The plot itself is interesting, with graphic and humorous touches --but it becomes a weakness as its takes more involuted turns of scams within scams and escalates into the improbable. Some of this can be ignored as, more than the twists, it is the acting out of confrontations, games of chess and one-upmanship, that engages our interest.
Inextricably woven into characters and actions is the recreation of another time, another place, done with fascinating near-authenticity, well-dosed and avoiding colorfulness for its own sake .

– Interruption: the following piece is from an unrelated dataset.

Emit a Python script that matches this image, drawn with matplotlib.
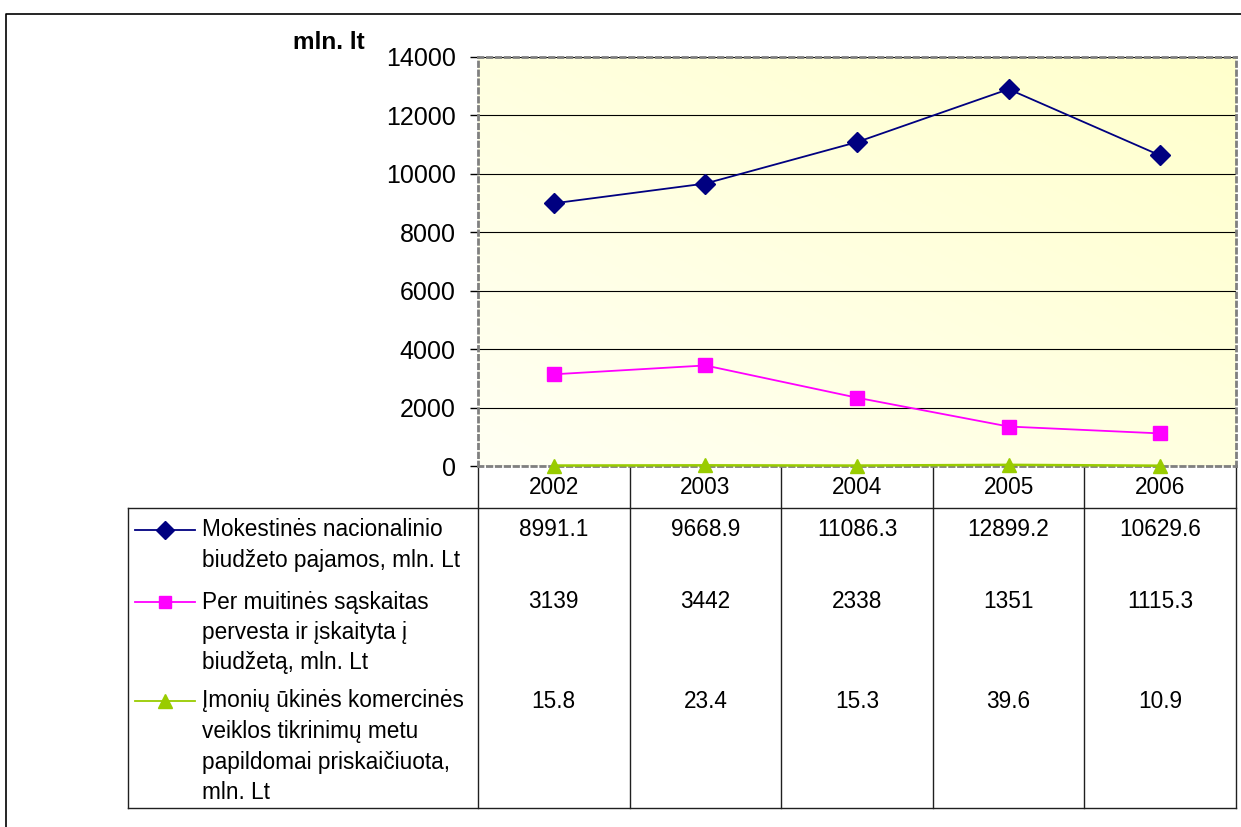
import numpy as np
import matplotlib
matplotlib.use("Agg")
import matplotlib.pyplot as plt
from matplotlib.colors import LinearSegmentedColormap

plt.rcParams['font.family'] = ['Liberation Sans', 'DejaVu Sans']

# duomenys
years = ['2002', '2003', '2004', '2005', '2006']
pajamos = [8991.1, 9668.9, 11086.3, 12899.2, 10629.6]
muitine = [3139, 3442, 2338, 1351, 1115.3]
tikrinimai = [15.8, 23.4, 15.3, 39.6, 10.9]
pajamos_txt = ['8991.1', '9668.9', '11086.3', '12899.2', '10629.6']
muitine_txt = ['3139', '3442', '2338', '1351', '1115.3']
tikrinimai_txt = ['15.8', '23.4', '15.3', '39.6', '10.9']
label1 = ['Mokestinės nacionalinio', 'biudžeto pajamos, mln. Lt']
label2 = ['Per muitinės sąskaitas', 'pervesta ir įskaityta į', 'biudžetą, mln. Lt']
label3 = ['Įmonių ūkinės komercinės', 'veiklos tikrinimų metu',
          'papildomai priskaičiuota,', 'mln. Lt']
yticks = [0, 2000, 4000, 6000, 8000, 10000, 12000, 14000]

W, H = 1241, 827
fig = plt.figure(figsize=(W / 100, H / 100), dpi=100)

# fono asis pikseliais (rėmas + lentelė)
bg = fig.add_axes([0, 0, 1, 1], zorder=0)
bg.set_xlim(0, W)
bg.set_ylim(H, 0)
bg.axis('off')

L, R, T, B = 478, 1236, 57, 466
ax = fig.add_axes([L / W, 1 - B / H, (R - L) / W, (B - T) / H], zorder=2)
ax.patch.set_alpha(0)

# gradientas
gx, gy = np.meshgrid(np.linspace(0, 1, 200), np.linspace(1, 0, 200))
w = 0.15 + 0.85 * (gx * 0.5 + gy * 0.5)
cmap = LinearSegmentedColormap.from_list('g', ['#FFFFFA', '#FFFFCC'])
ax.imshow(w, cmap=cmap, vmin=0, vmax=1, extent=[-0.5, 4.5, 0, 14000],
          aspect='auto', zorder=0)

x = np.arange(len(years))
ax.plot(x, pajamos, color='#000080', lw=1.3, marker='D', ms=10.5, zorder=4)
ax.plot(x, muitine, color='#FF00FF', lw=1.3, marker='s', ms=9.5, zorder=4)
ax.plot(x, tikrinimai, color='#99CC00', lw=1.8, marker='^', ms=10.5,
        zorder=4, clip_on=False)

ax.set_xlim(-0.5, 4.5)
ax.set_ylim(0, 14000)
ax.set_xticks([])
ax.set_yticks(yticks)
ax.set_yticklabels([str(v) for v in yticks], fontsize=18)
ax.tick_params(axis='y', length=6, width=1, pad=10, color='black')
ax.yaxis.grid(True, color='black', lw=0.8, zorder=1)
ax.set_axisbelow(True)
for s in ax.spines.values():
    s.set_color('#808080')
    s.set_linewidth(2)
    s.set_linestyle((0, (1.6, 1.6)))

bg.text(293, 49, 'mln. lt', fontsize=17.5, fontweight='bold', va='baseline', ha='left')

# išorinis rėmas
bg.plot([6, 6, W], [H, 14, 14], color='black', lw=1.2)

# lentelė
TL, TB, HB = 128, 808, 508
edges = [L + i * (R - L) / 5 for i in range(6)]
lc = '#202020'
for e in edges:
    bg.plot([e, e], [B, TB], color=lc, lw=1)
bg.plot([TL, TL], [HB, TB], color=lc, lw=1)
bg.plot([TL, R], [HB, HB], color=lc, lw=1)
bg.plot([TL, R], [TB, TB], color=lc, lw=1)

fs = 16.3
for i, yr in enumerate(years):
    cx = (edges[i] + edges[i + 1]) / 2
    bg.text(cx, 488, yr, fontsize=fs, ha='center', va='center')

rows = [
    (label1, pajamos_txt, 530, '#000080', 'D', 9.5),
    (label2, muitine_txt, 602, '#FF00FF', 's', 9),
    (label3, tikrinimai_txt, 701, '#99CC00', '^', 10.5),
]
for lab, vals, y0, col, mk, ms in rows:
    bg.plot([135, 195], [y0, y0], color=col, lw=1.3)
    bg.plot([165], [y0], color=col, marker=mk, ms=ms, ls='none')
    for k, line in enumerate(lab):
        bg.text(202, y0 + k * 30.5, line, fontsize=fs, ha='left', va='center')
    for i, v in enumerate(vals):
        cx = (edges[i] + edges[i + 1]) / 2
        bg.text(cx, y0, v, fontsize=fs, ha='center', va='center')

fig.savefig('out.png', dpi=100)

Even so, some errors and inconsistencies creep in : a wrong Turkish flag, some details of dress, or Kingsley shifting to a stronger accent, as if dubbed by someone else, when we hear his letters to the Sultan. And it is ludicrous for Mirren, who has lived for years among Moslems, to say: "What do they call them? Mi-na-rets?"

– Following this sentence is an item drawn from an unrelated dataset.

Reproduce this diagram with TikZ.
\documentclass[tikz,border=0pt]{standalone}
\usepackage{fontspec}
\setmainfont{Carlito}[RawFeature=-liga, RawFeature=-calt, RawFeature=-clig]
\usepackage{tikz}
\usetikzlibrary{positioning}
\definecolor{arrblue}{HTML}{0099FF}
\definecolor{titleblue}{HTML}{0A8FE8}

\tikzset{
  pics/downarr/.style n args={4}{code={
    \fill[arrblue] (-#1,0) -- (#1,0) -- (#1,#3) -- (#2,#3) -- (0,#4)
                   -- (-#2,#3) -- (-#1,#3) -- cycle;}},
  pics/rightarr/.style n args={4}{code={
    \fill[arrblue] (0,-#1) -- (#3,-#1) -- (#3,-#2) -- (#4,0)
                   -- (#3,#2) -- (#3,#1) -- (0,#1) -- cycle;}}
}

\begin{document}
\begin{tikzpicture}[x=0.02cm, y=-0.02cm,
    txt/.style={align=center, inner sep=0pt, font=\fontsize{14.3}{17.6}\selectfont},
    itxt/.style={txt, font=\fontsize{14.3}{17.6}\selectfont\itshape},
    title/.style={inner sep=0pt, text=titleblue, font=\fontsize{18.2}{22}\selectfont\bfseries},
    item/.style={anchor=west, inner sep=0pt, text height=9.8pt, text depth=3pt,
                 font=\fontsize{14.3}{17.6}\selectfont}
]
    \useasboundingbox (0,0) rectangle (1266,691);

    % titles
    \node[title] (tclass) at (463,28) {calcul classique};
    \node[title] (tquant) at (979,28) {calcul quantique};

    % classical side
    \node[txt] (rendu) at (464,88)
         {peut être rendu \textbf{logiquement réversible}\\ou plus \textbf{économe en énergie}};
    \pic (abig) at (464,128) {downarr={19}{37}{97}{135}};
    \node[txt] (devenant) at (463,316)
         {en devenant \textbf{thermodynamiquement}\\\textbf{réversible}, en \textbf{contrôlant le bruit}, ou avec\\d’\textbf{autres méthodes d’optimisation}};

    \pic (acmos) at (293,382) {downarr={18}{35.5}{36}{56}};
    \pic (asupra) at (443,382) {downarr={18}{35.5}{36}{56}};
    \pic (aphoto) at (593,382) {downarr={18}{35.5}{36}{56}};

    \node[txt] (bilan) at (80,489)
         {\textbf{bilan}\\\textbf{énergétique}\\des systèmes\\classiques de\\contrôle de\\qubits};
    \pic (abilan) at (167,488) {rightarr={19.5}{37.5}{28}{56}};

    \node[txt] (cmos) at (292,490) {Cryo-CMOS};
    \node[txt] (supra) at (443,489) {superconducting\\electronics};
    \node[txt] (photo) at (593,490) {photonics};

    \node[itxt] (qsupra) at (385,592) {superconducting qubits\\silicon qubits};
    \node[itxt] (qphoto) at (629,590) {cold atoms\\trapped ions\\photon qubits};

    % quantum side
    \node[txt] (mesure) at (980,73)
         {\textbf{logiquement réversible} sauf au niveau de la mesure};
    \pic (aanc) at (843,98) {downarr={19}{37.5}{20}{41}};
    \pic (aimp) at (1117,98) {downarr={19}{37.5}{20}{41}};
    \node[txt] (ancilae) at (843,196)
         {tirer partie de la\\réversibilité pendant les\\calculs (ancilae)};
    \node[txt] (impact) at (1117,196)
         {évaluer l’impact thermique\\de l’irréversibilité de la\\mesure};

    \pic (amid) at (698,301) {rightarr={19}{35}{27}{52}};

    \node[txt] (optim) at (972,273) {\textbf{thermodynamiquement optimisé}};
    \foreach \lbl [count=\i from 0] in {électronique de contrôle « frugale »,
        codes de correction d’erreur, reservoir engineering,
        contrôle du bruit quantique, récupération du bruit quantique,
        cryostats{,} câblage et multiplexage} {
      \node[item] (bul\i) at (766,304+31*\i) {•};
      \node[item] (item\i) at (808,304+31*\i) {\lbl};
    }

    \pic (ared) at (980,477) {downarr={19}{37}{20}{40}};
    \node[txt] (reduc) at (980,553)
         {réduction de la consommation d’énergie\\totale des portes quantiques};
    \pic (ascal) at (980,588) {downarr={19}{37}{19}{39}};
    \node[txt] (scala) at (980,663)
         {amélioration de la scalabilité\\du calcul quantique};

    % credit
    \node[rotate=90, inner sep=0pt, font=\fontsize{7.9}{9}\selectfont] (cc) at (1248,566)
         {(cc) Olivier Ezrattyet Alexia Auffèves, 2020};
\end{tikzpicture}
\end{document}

But on the whole, it is not hard to be charitable about some isolated mistakes and the illogicality of the last part in a movie which treats an original subject with unpedantic literacy. The production values are excellent in this visually beautiful work. The sets (filmed on Rhodes and Simi) are by Andrew Moll(DANCE WITH STRANGER) . The photography is by Roger Deakins (SID AND NANCY; DANCE WITH STRANGER; STORMY MONDAY ) who holds his ability to be brilliant in check. Loek Dikker's framing music is hauntingly Oriental-Balkanic.